Public procurement is a powerful yet underused lever for the EU's climate, circularity, and competitiveness goals. Although public authorities in the European Union spend nearly EUR 2 trillion each year, the current framework keeps GPP voluntary. Implementation remains uneven, rules are fragmented, and buyers face legal uncertainty and limited guidance. As a result, major opportunities to steer markets and cut emissions remain untapped. The missed opportunities are clear: few tenders include environmental criteria, most contracts are still awarded on lowest price, and legal uncertainty discourages ambitious GPP. Yet where sustainability requirements are clear and predictable, countries see rapid uptake, innovation, and emissions reductions.

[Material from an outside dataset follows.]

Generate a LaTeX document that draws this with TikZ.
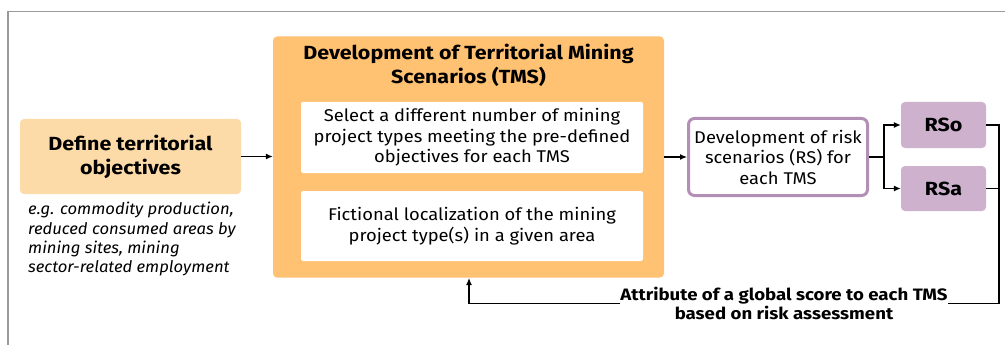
\documentclass[tikz,border=0pt]{standalone}
\usepackage{fontspec}
\setmainfont{Fira Sans}
\newfontfamily\fbold{Fira Sans}[FakeStretch=1.13]
\newfontfamily\freg{Fira Sans}[FakeStretch=1.08]
\newfontfamily\fital{Fira Sans}[FakeStretch=1.04]
\usetikzlibrary{arrows.meta}
\definecolor{lightor}{HTML}{FDDBA8}
\definecolor{bigor}{HTML}{FFC172}
\definecolor{purpb}{HTML}{B38FB5}
\definecolor{purpf}{HTML}{CDB1CD}
\definecolor{framegray}{HTML}{9A9A9A}
\tikzset{
  box/.style={draw=none, rounded corners=4pt, inner sep=0pt, align=center},
  conn/.style={line width=1.2pt, -{Latex[length=7pt,width=6pt]}},
  plain/.style={line width=1.2pt},
  bigbold/.style={font=\fontsize{19}{24}\selectfont\fbold\bfseries},
  regtext/.style={font=\fontsize{17}{20.5}\selectfont\freg},
}
\begin{document}
\begin{tikzpicture}[x=1pt,y=-1pt]
\useasboundingbox (0,0) rectangle (1005,345);
\fill[white] (0,0) rectangle (1005,345);
\draw[framegray, line width=1.5pt] (1006,11.5) -- (8,11.5) -- (8,346);

% left box
\node[box, fill=lightor, minimum width=221pt, minimum height=75pt, bigbold] (obj) at (130.5,156.5)
      {Define territorial\\objectives};
\node[anchor=north west, inner sep=0pt, align=left,
      font=\fontsize{16}{19.4}\selectfont\fital\itshape] (eg) at (28,202)
      {e.g. commodity production,\\reduced consumed areas by\\mining sites, mining\\sector-related employment};

% big box
\node[box, fill=bigor, minimum width=391pt, minimum height=241pt] (tms) at (468.5,157) {};
\node[inner sep=0pt, align=center, bigbold] (tmst) at (468.5,65)
      {Development of Territorial Mining\\Scenarios (TMS)};
\node[box, fill=white, rounded corners=2pt, minimum width=342pt, minimum height=71pt, regtext] (sel) at (472,137.5)
      {Select a different number of mining\\project types meeting the pre-defined\\objectives for each TMS};
\node[box, fill=white, rounded corners=2pt, minimum width=342pt, minimum height=70pt, regtext] (loc) at (472,226)
      {Fictional localization of the mining\\project type(s) in a given area};

% risk scenarios
\node[box, draw=purpb, line width=3pt, fill=white, rounded corners=6pt,
      minimum width=179pt, minimum height=77pt, regtext] (rs) at (778,157)
      {Development of risk\\scenarios (RS) for\\each TMS};
\node[box, fill=purpf, minimum width=85pt, minimum height=46pt, bigbold] (rso) at (943.5,125) {RSo};
\node[box, fill=purpf, minimum width=85pt, minimum height=45pt, bigbold] (rsa) at (943.5,188.5) {RSa};

\node[inner sep=0pt, align=center, font=\fontsize{16.5}{19.5}\selectfont\fbold\bfseries] (att) at (784,303.5)
      {Attribute of a global score to each TMS\\based on risk assessment};

% connectors
\coordinate (split) at (884,157);
\coordinate (back) at (999,303.5);
\draw[conn] (obj.east) -- (tms.west |- obj.east);
\draw[conn] (tms.east |- rs.west) -- (rs.west);
\draw[plain] (rs.east) -- (split);
\draw[conn] (split) |- (rso.west);
\draw[conn] (split) |- (rsa.west);
\draw[plain] (rso.east) -- (rso.east -| back) -- (back) -- (att.east);
\draw[plain] (rsa.east) -- (rsa.east -| back);
\draw[conn] (att.west) -| (469,278);
\end{tikzpicture}
\end{document}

As the European Commission prepares to revise the procurement directives, this report sets out a practical roadmap for strengthening GPP. It identifies the structural challenges of GPP and outlines five high-level recommendations supported by detailed reform options. These include making GPP the default through a comply-or-explain approach, tying European preference rules to environmental performance, simplifying and harmonizing requirements, strengthening monitoring and data systems, and investing in professionalization.
Together, these reforms would simplify procedures, improve accountability, build the skills and capacity of contracting authorities, and better align public spending with the EU's climate, circularity, and competitiveness objectives. They offer a coherent package for turning procurement from a missed opportunity into a strategic lever for Europe’s green transition.